The Lowdown on Income Based Repayment Plans
An Income Based Repayment (IBR) is one repayment plan option for student loans, under the William D. Ford Federal Direct Loan (Direct Loan) Program, or the Federal Family Education Loan (FFEL) Program.
Any Stafford, Grad PLUS, or Consolidation loan made under the Direct Loan or FFEL program is eligible for repayment under the Income Based Repayment Plan – except loans that are currently in default, parent PLUS Loans, or consolidation loans that paid for a parent PLUS loan. Income Based Repayment Plans can pay for new or old loans from your undergraduate, graduate, or professional education or job training.
If you qualify for a IBR Plan, your required monthly payment is capped at an amount that is intended to be affordable based on your income and family size.

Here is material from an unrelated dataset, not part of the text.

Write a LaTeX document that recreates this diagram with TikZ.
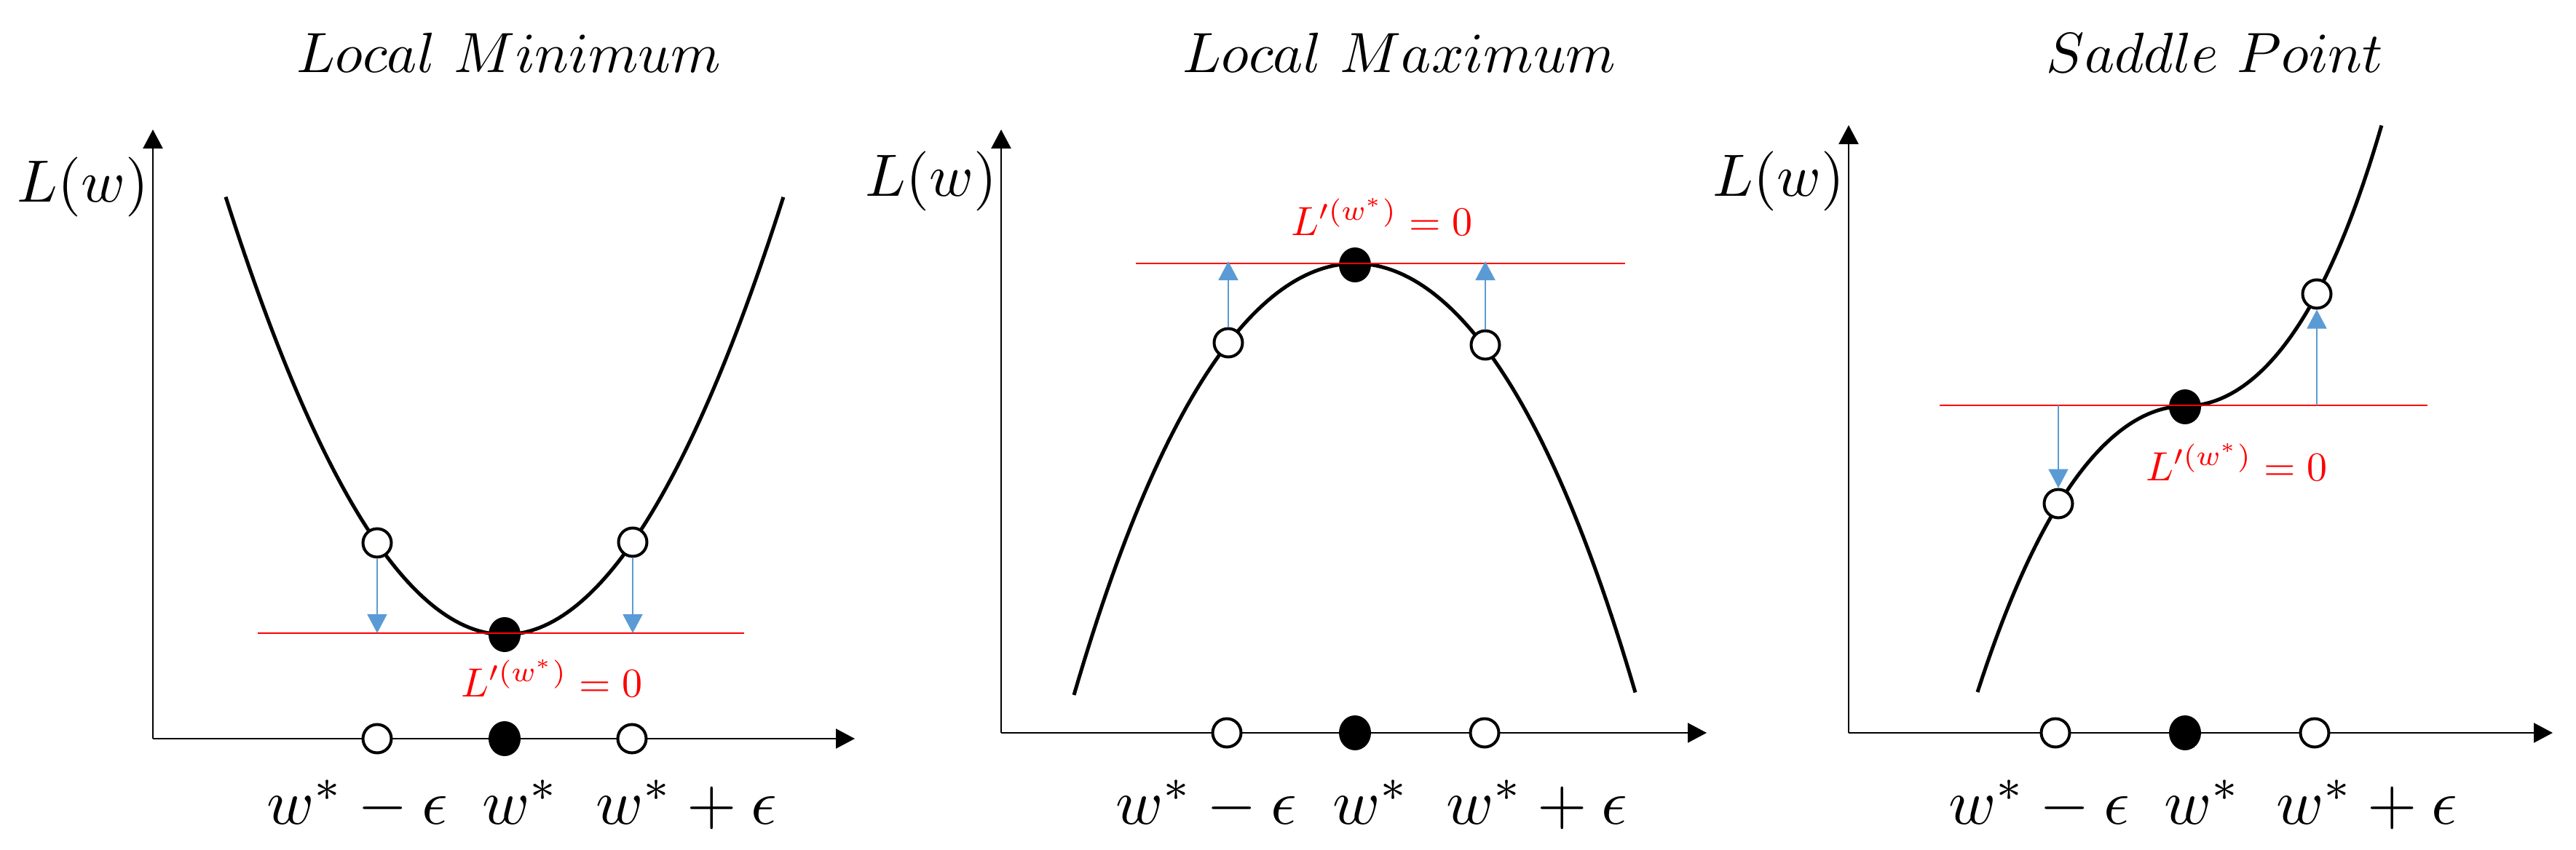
\documentclass[tikz,border=0pt]{standalone}
\usepackage{graphicx}
\usetikzlibrary{arrows.meta,shapes.geometric}
\definecolor{lossred}{HTML}{FF0000}
\definecolor{stepblue}{HTML}{5B9BD5}
\newcommand{\titletxt}[1]{\scalebox{1.95}{$#1$}}
\newcommand{\ytxt}[1]{\scalebox{2.05}{$#1$}}
\newcommand{\xtxt}[1]{\scalebox{2.2}{$#1$}}
\newcommand{\dtxt}[1]{\scalebox{1.4}{$#1$}}
\begin{document}
\begin{tikzpicture}[x=0.25pt,y=-0.25pt,
  axisline/.style={line width=0.6pt, -{Triangle[length=6.5pt,width=6.75pt]}},
  losscurve/.style={line width=1.25pt, line join=round},
  opendot/.style={circle, draw, line width=1pt, fill=white, minimum size=9.75pt, inner sep=0pt},
  fulldot/.style={ellipse, fill=black, minimum width=11pt, minimum height=12pt, inner sep=0pt},
  tangent/.style={draw=lossred, line width=0.55pt},
  probe/.style={draw=stepblue, line width=0.5pt, -{Triangle[length=6.5pt,width=6.75pt]}},
  paneltitle/.style={anchor=base, inner sep=0pt},
  ylab/.style={anchor=base east, inner sep=0pt},
  xlab/.style={anchor=base, inner sep=0pt},
  derivlab/.style={text=lossred, anchor=base west, inner sep=0pt}]
\fill[white] (0,0) rectangle (3538,1168);
\useasboundingbox (0,0) rectangle (3538,1168);

% ---------------- Panel 1: Local Minimum ----------------
\coordinate (o1) at (210,1015);
\coordinate (y1) at (210,178);
\coordinate (x1) at (1174,1015);
\draw[axisline] (o1) -- (y1);
\draw[axisline] (o1) -- (x1);
\draw[losscurve] plot[domain=-3.83:3.83, samples=120] ({693+100*\x},{872-41*\x*\x});
\node[opendot] (c1l) at (518,746) {};
\node[opendot] (c1r) at (869,745) {};
\node[fulldot] (m1) at (693,872) {};
\coordinate (t1l) at (354,870);
\coordinate (t1r) at (1022,870);
\draw[tangent] (t1l) -- (t1r);
\coordinate (p1l) at (518,870);
\coordinate (p1r) at (869,870);
\draw[probe] (c1l) -- (p1l);
\draw[probe] (c1r) -- (p1r);
\node[opendot] (e1l) at (518,1015) {};
\node[fulldot] (e1m) at (693,1015) {};
\node[opendot] (e1r) at (868,1015) {};
\node[paneltitle] (h1) at (699,99) {\titletxt{Local\ Minimum}};
\node[ylab] (l1) at (205,277) {\ytxt{L(w)}};
\node[derivlab] (d1) at (633,957) {\dtxt{L'^{(w^*)}=0}};
\node[xlab] (s1a) at (491,1132) {\xtxt{w^*-\epsilon}};
\node[xlab] (s1b) at (715,1132) {\xtxt{w^*}};
\node[xlab] (s1c) at (943,1132) {\xtxt{w^*+\epsilon}};

% ---------------- Panel 2: Local Maximum ----------------
\coordinate (o2) at (1375,1007);
\coordinate (y2) at (1375,178);
\coordinate (x2) at (2344,1007);
\draw[axisline] (o2) -- (y2);
\draw[axisline] (o2) -- (x2);
\draw[losscurve] plot[domain=-3.86:3.85, samples=120] ({1861+100*\x},{362+35.15*\x*\x+0.312*\x*\x*\x*\x});
\node[opendot] (c2l) at (1687,471) {};
\node[opendot] (c2r) at (2040,474) {};
\node[fulldot] (m2) at (1861,364) {};
\coordinate (t2l) at (1560,362);
\coordinate (t2r) at (2232,362);
\draw[tangent] (t2l) -- (t2r);
\coordinate (p2l) at (1687,359);
\coordinate (p2r) at (2040,359);
\draw[probe] (c2l) -- (p2l);
\draw[probe] (c2r) -- (p2r);
\node[opendot] (e2l) at (1685,1007) {};
\node[fulldot] (e2m) at (1861,1007) {};
\node[opendot] (e2r) at (2039,1007) {};
\node[paneltitle] (h2) at (1922,99) {\titletxt{Local\ Maximum}};
\node[ylab] (l2) at (1370,269) {\ytxt{L(w)}};
\node[derivlab] (d2) at (1773,323) {\dtxt{L'^{(w^*)}=0}};
\node[xlab] (s2a) at (1657,1132) {\xtxt{w^*-\epsilon}};
\node[xlab] (s2b) at (1883,1132) {\xtxt{w^*}};
\node[xlab] (s2c) at (2111,1132) {\xtxt{w^*+\epsilon}};

% ---------------- Panel 3: Saddle Point ----------------
\coordinate (o3) at (2539,1007);
\coordinate (y3) at (2539,172);
\coordinate (x3) at (3506,1007);
\draw[axisline] (o3) -- (y3);
\draw[axisline] (o3) -- (x3);
\draw[losscurve] plot[domain=-2.85:0, samples=80] ({3001+100*\x},{558+42.46*\x*\x+0.73*\x*\x*\x*\x})
  -- plot[domain=0:2.70, samples=80] ({3001+100*\x},{558-42.15*\x*\x-1.48*\x*\x*\x*\x});
\node[opendot] (c3l) at (2827,692) {};
\node[opendot] (c3r) at (3182,404) {};
\node[fulldot] (m3) at (3001,559) {};
\coordinate (t3l) at (2664,557);
\coordinate (t3r) at (3334,557);
\draw[tangent] (t3l) -- (t3r);
\coordinate (p3l) at (2827,557);
\coordinate (p3r) at (3182,557);
\draw[probe] (p3l) -- (c3l);
\draw[probe] (p3r) -- (c3r);
\node[opendot] (e3l) at (2823,1007) {};
\node[fulldot] (e3m) at (3001,1007) {};
\node[opendot] (e3r) at (3179,1007) {};
\node[paneltitle] (h3) at (3042,99) {\titletxt{Saddle\ Point}};
\node[ylab] (l3) at (2534,269) {\ytxt{L(w)}};
\node[derivlab] (d3) at (2947,660) {\dtxt{L'^{(w^*)}=0}};
\node[xlab] (s3a) at (2801,1132) {\xtxt{w^*-\epsilon}};
\node[xlab] (s3b) at (3025,1132) {\xtxt{w^*}};
\node[xlab] (s3c) at (3251,1132) {\xtxt{w^*+\epsilon}};
\end{tikzpicture}
\end{document}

It will be less than what you would have to pay under a 10-year Standard Repayment Plan.
President Obama’s new student loan proposal states that the cap on federal student loan payments will be lowered from 15 to 10 percent of income, and will forgive any remaining debt after 20 years of payments, rather than the current 25 years.

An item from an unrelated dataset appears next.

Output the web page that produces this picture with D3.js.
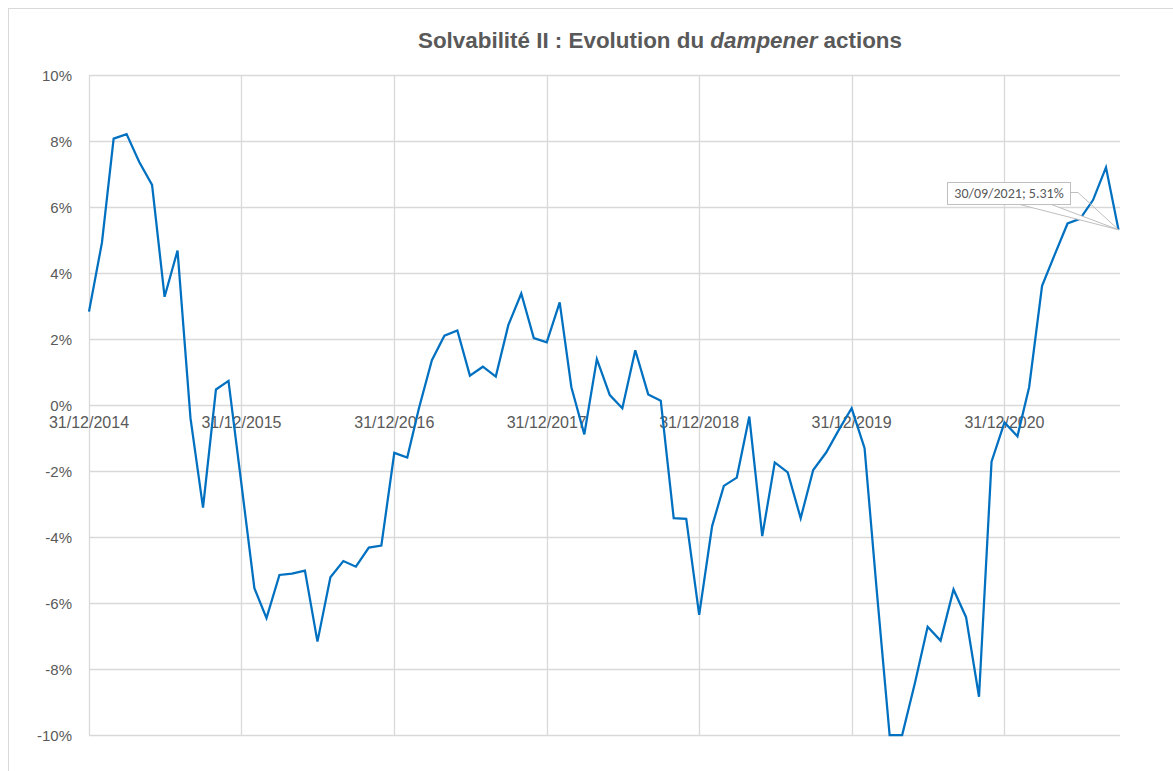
<!DOCTYPE html>
<html>
<head>
<meta charset="utf-8">
<script src="https://cdn.jsdelivr.net/npm/d3@7"></script>
<style>
  body { margin: 0; background: #fff; }
  svg { display: block; }
</style>
</head>
<body>
<svg id="chart" width="1173" height="771"></svg>
<script>
// dampener actions, month ends from 31/12/2014 to 30/09/2021 (%)
var startDate = "2014-12-31"
var endDate = "2021-09-30"
var dampener = [
  2.83, 4.92, 8.07, 8.21, 7.37, 6.67, 3.28, 4.68, -0.4, -3.11, 0.47, 0.73,
  -2.4, -5.55, -6.46, -5.15, -5.11, -5.02, -7.17, -5.22, -4.73, -4.9, -4.32, -4.26,
  -1.45, -1.59, -0.1, 1.36, 2.1, 2.26, 0.89, 1.16, 0.86, 2.42, 3.38, 2.03,
  1.9, 3.11, 0.54, -0.89, 1.39, 0.3, -0.1, 1.66, 0.32, 0.13, -3.43, -3.45,
  -6.36, -3.67, -2.45, -2.2, -0.35, -3.97, -1.74, -2.04, -3.43, -1.97, -1.44, -0.76,
  -0.1, -1.31, -5.6, -10, -10, -8.4, -6.72, -7.14, -5.59, -6.43, -8.84, -1.72,
  -0.53, -0.95, 0.54, 3.61, 4.55, 5.5, 5.64, 6.21, 7.2, 5.31
]
var yTicks = [-10, -8, -6, -4, -2, 0, 2, 4, 6, 8, 10]
var xTickDates = ["2014-12-31", "2015-12-31", "2016-12-31", "2017-12-31", "2018-12-31", "2019-12-31", "2020-12-31"]
var xTickLabels = ["31/12/2014", "31/12/2015", "31/12/2016", "31/12/2017", "31/12/2018", "31/12/2019", "31/12/2020"]
var title = ["Solvabilité II : Evolution du ", "dampener", " actions"]
var lastLabel = "30/09/2021; 5.31%"

var parse = d3.utcParse("%Y-%m-%d")
var grey = "#595959"
var font = "'Liberation Sans', Arial, sans-serif"

// month end dates for each point
var dates = dampener.map(function(v, i){
  return d3.utcDay.offset(d3.utcMonth.offset(d3.utcMonth.floor(parse(startDate)), i + 1), -1)
})
var data = dampener.map(function(v, i){ return { date: dates[i], value: v } })

var svg = d3.select("#chart")

// outer chart border
svg.append("rect")
  .attr("x", 8.5).attr("y", 8.5)
  .attr("width", 1200).attr("height", 800)
  .attr("fill", "none").attr("stroke", "#d9d9d9")

var x = d3.scaleUtc().domain([parse(startDate), parse(endDate)]).range([89, 1118.5])
var y = d3.scaleLinear().domain([-10, 10]).range([735, 75])
var plotRight = 1120

// horizontal gridlines
svg.append("g").selectAll("line").data(yTicks).enter().append("line")
  .attr("x1", 89).attr("x2", plotRight)
  .attr("y1", function(d){ return Math.round(y(d)) + 0.5 })
  .attr("y2", function(d){ return Math.round(y(d)) + 0.5 })
  .attr("stroke", "#d9d9d9").attr("stroke-width", 1.3)

// vertical gridlines
svg.append("g").selectAll("line").data(xTickDates).enter().append("line")
  .attr("x1", function(d){ return Math.round(x(parse(d))) + 0.5 })
  .attr("x2", function(d){ return Math.round(x(parse(d))) + 0.5 })
  .attr("y1", y(10)).attr("y2", y(-10))
  .attr("stroke", "#d9d9d9").attr("stroke-width", 1.3)

// y axis labels
svg.append("g").selectAll("text").data(yTicks).enter().append("text")
  .attr("x", 72).attr("y", function(d){ return y(d) + 5.5 })
  .attr("text-anchor", "end")
  .attr("font-family", font).attr("font-size", 15).attr("fill", grey)
  .text(function(d){ return d + "%" })

// x axis labels, sitting under the 0% line
svg.append("g").selectAll("text").data(xTickDates).enter().append("text")
  .attr("x", function(d){ return x(parse(d)) })
  .attr("y", y(0) + 23)
  .attr("text-anchor", "middle")
  .attr("font-family", font).attr("font-size", 16).attr("fill", grey)
  .text(function(d, i){ return xTickLabels[i] })

// the series
var line = d3.line()
  .x(function(d){ return x(d.date) })
  .y(function(d){ return y(d.value) })

svg.append("path").datum(data)
  .attr("d", line)
  .attr("fill", "none")
  .attr("stroke", "#0070c0")
  .attr("stroke-width", 2.25)
  .attr("stroke-linejoin", "miter")

// title
var t = svg.append("text")
  .attr("x", 660).attr("y", 48)
  .attr("text-anchor", "middle")
  .attr("font-family", font).attr("font-size", 22.4).attr("font-weight", "bold")
  .attr("fill", grey)
t.append("tspan").text(title[0])
t.append("tspan").attr("font-style", "italic").text(title[1])
t.append("tspan").text(title[2])

// callout for the last point
var last = data[data.length - 1]
var px = x(last.date), py = y(last.value)
var box = { x: 947, y: 182, w: 123, h: 22 }

svg.append("path")
  .attr("d", "M" + (box.x + 71) + "," + (box.y + box.h) + "L" + px + "," + py + "L" + (box.x + 103) + "," + (box.y + box.h))
  .attr("fill", "#fff").attr("stroke", "#bfbfbf").attr("stroke-width", 1)
svg.append("path")
  .attr("d", "M" + (box.x + box.w) + "," + (box.y + 10.5) + "L" + (box.x + box.w + 8) + "," + (box.y + 10.5) + "L" + px + "," + py)
  .attr("fill", "none").attr("stroke", "#bfbfbf").attr("stroke-width", 1)
svg.append("rect")
  .attr("x", box.x + 0.5).attr("y", box.y + 0.5)
  .attr("width", box.w).attr("height", box.h)
  .attr("fill", "#fff").attr("stroke", "#bfbfbf").attr("stroke-width", 1)
svg.append("text")
  .attr("x", box.x + box.w / 2 + 0.5).attr("y", box.y + 16)
  .attr("text-anchor", "middle")
  .attr("font-family", "Carlito, 'Open Sans', sans-serif").attr("font-size", 14).attr("fill", grey)
  .text(lastLabel)
</script>
</body>
</html>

Benefits of the Income Based Repayment Plan:
- The IBR Plans makes your monthly student loans payments more affordable.
- If your IBR payment amount doesn’t cover the interest that accumulates on your loans each month, the government will pay for any unpaid accrued interest on your loan for up to 3 consecutive years (from the date you begin repaying your loans under the IBR Plan).
- If you repay your loan under an IBR Plan, and meet certain other requirements, any remaining loan balance you owe will be canceled after 20 years.
- Loan payments made under a IBR Plan count towards the 120 payments required for the Direct Loan Public Service Loan Forgiveness (PSLF) Program.